> **DESCRIPTION OF THE TASK**: Show all lines holding "this".

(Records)
>>>>
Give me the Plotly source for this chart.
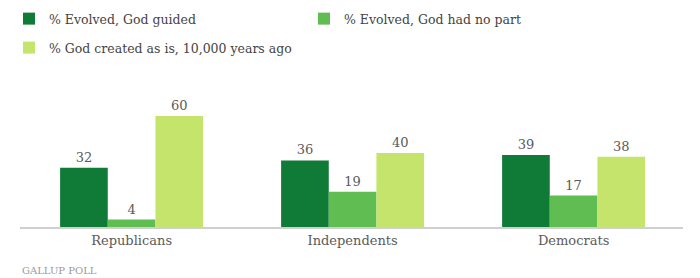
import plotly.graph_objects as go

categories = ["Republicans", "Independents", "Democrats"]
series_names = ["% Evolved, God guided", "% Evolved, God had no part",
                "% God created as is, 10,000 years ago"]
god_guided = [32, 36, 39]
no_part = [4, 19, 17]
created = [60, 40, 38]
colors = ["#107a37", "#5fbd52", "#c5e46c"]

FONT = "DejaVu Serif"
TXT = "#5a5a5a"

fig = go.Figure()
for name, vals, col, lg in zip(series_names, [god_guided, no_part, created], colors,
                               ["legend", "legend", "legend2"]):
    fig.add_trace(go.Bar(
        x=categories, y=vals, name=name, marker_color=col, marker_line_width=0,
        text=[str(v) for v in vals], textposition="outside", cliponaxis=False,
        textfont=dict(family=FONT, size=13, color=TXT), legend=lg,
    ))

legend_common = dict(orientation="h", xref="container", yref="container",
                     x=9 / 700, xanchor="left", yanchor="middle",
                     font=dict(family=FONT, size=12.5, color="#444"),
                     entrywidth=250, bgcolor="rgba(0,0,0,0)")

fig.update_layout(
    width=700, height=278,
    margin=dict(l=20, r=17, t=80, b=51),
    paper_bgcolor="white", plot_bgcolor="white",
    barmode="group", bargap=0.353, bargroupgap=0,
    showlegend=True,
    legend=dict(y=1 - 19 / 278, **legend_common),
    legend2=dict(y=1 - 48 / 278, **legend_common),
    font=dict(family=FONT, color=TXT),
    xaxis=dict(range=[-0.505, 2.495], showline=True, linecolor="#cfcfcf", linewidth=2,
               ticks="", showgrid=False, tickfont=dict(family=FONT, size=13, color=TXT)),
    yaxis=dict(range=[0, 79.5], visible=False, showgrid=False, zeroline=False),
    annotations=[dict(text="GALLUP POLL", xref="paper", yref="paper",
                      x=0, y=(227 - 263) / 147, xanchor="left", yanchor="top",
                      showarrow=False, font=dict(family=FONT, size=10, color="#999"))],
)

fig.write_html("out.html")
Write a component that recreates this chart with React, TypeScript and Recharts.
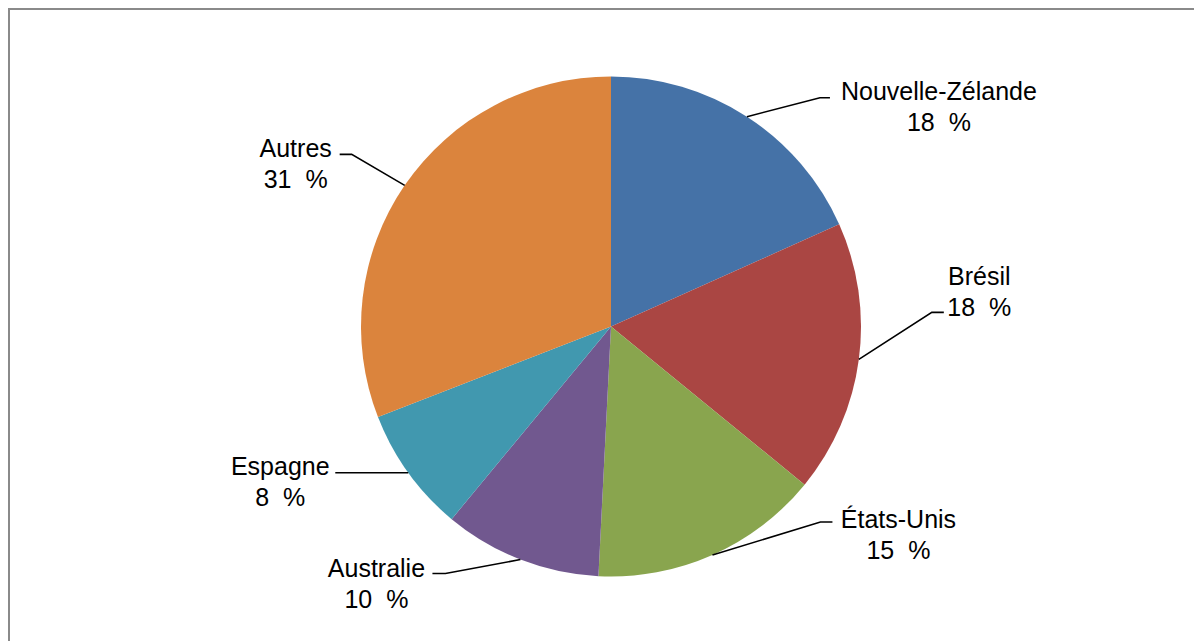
<<<<
> **EXERCISE SOLUTION**:
Give me the Plotly source for this chart.
Write a component that recreates this chart with React, TypeScript and Recharts.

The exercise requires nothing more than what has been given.